Für verschiedene Kunden und Projekte arbeiten wir als Ray Sono im Bereich Mobilität. Dabei begegnet uns immer wieder das Thema „Künstliche Intelligenz“ (KI). Doch seit kurzem bewegen wir uns in einem neuartigen Setting, das Mobilität und Künstliche Intelligenz kombiniert und inhaltlich wie organisatorisch für uns bisher unberührtes Terrain bedeutet.

Katharina Große-Schwiep, Senior Consultant | Digital

Lesedauer: 5 Minuten

Derzeit veranstaltet das Bundeswirtschaftsministerium (BMWi) einen Wettbewerb zu Künstlicher Intelligenz als Treiber für Ökosysteme und ruft dazu auf, sich mit Projekten für Fördermittel zu bewerben. Nichts leichter als das – dachten wir! Wir haben uns einem von der Hamburger Hochbahn geführten Konsortium angeschlossen und nehmen mit dem Projekt KIMOB („Künstliche Intelligenz Mobilität“) an diesem Wettbewerb teil. Wir haben uns dreimal im Kreis gedreht, unser agiles Mindset in die Spree geworfen und uns zum Ziel gesetzt, mit KI die Verkehrswende der Stadt Hamburg zu steuern.
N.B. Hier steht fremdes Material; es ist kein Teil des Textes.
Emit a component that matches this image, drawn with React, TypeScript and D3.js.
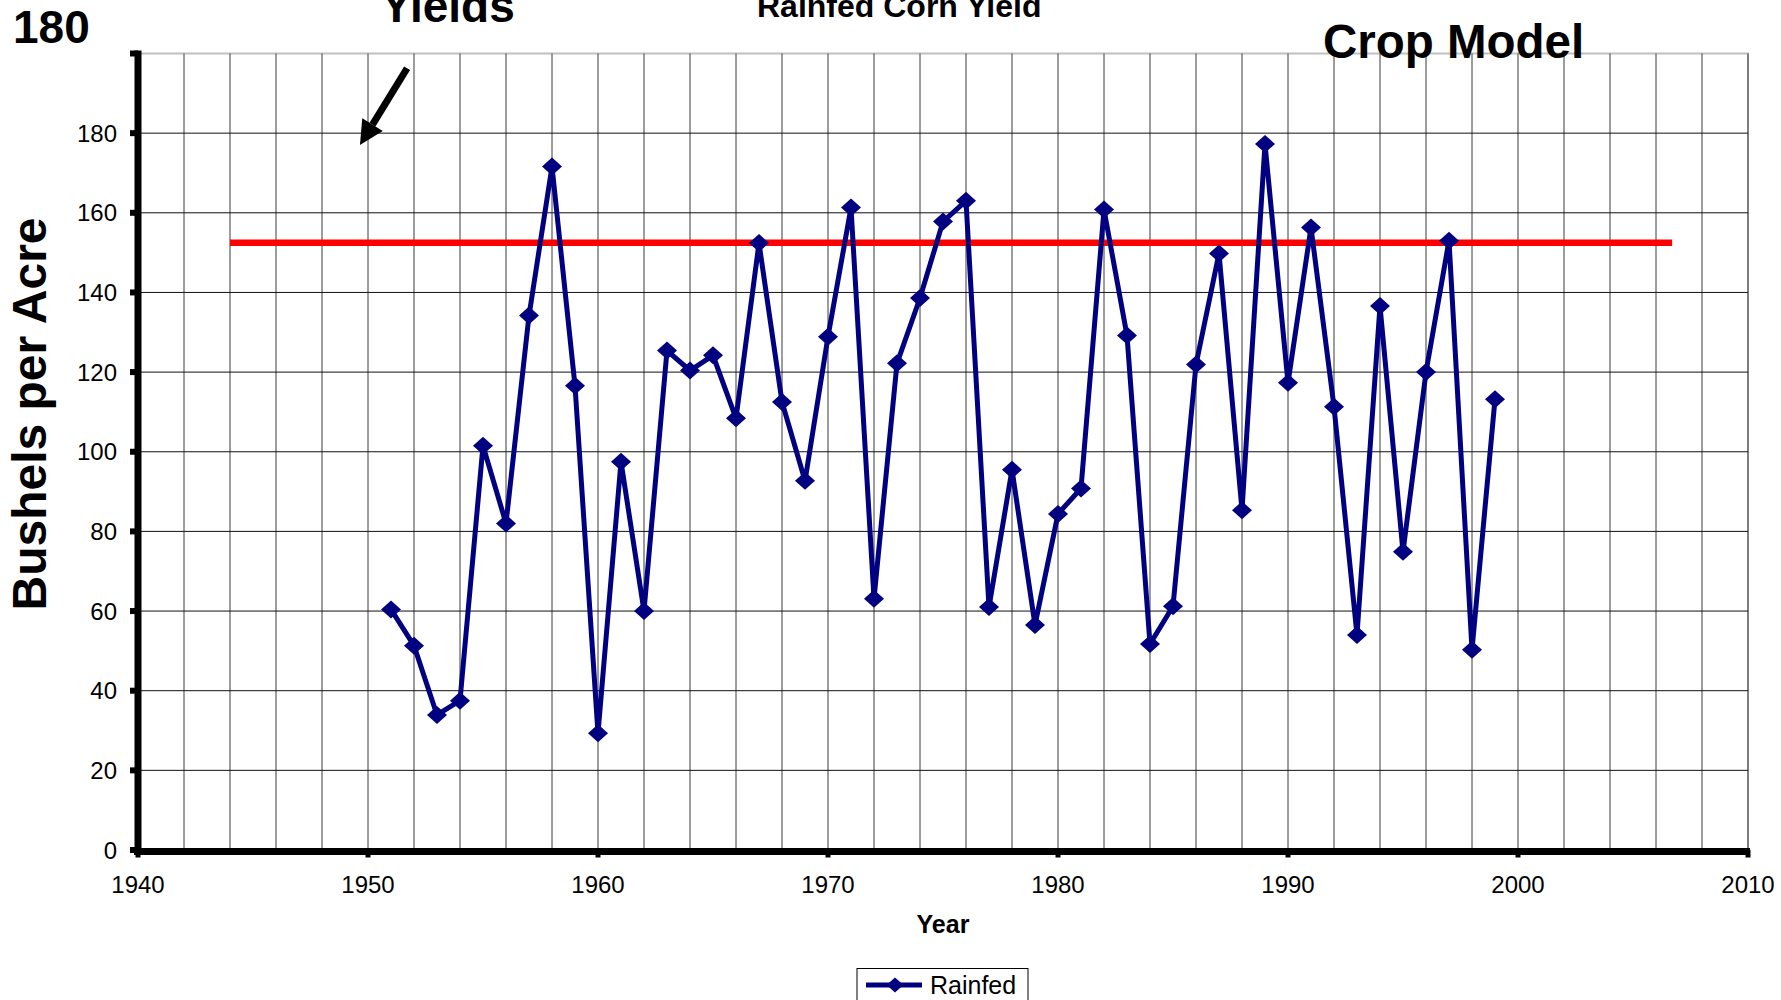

Komplexe Systeme überblicken, vom Nutzer her denken, ins Digitale übersetzen: können wir. Jetzt stehen wir an der Startlinie, sind schon jetzt enorm stolz auf das Erreichte und wollen, dass es weitergeht. Aus drei guten Gründen:

1. Wir wollen umsteigen!

Alle reden davon, doch niemand macht’s. Eine Verkehrswende kann man nicht herbeireden, sondern sie muss aktiv gesteuert werden. Die Steuerung findet auf vielen verschiedenen Ebenen statt. Auch im KIMOB-Projekt wird schnell klar: Unser Ökosystem ist komplex und viele verschiedene Interessen wirken auf uns ein. Natürlich gibt es EU- und Bundespolitik, es gibt die Fridays-for-Future-Bewegung und eine gesellschaftliche Debatte über Feinstaub- und Stickoxide. Letztlich müssen wir aber auch alle zur Arbeit, in die Kita und in den Supermarkt. Stillstand kann sich niemand leisten.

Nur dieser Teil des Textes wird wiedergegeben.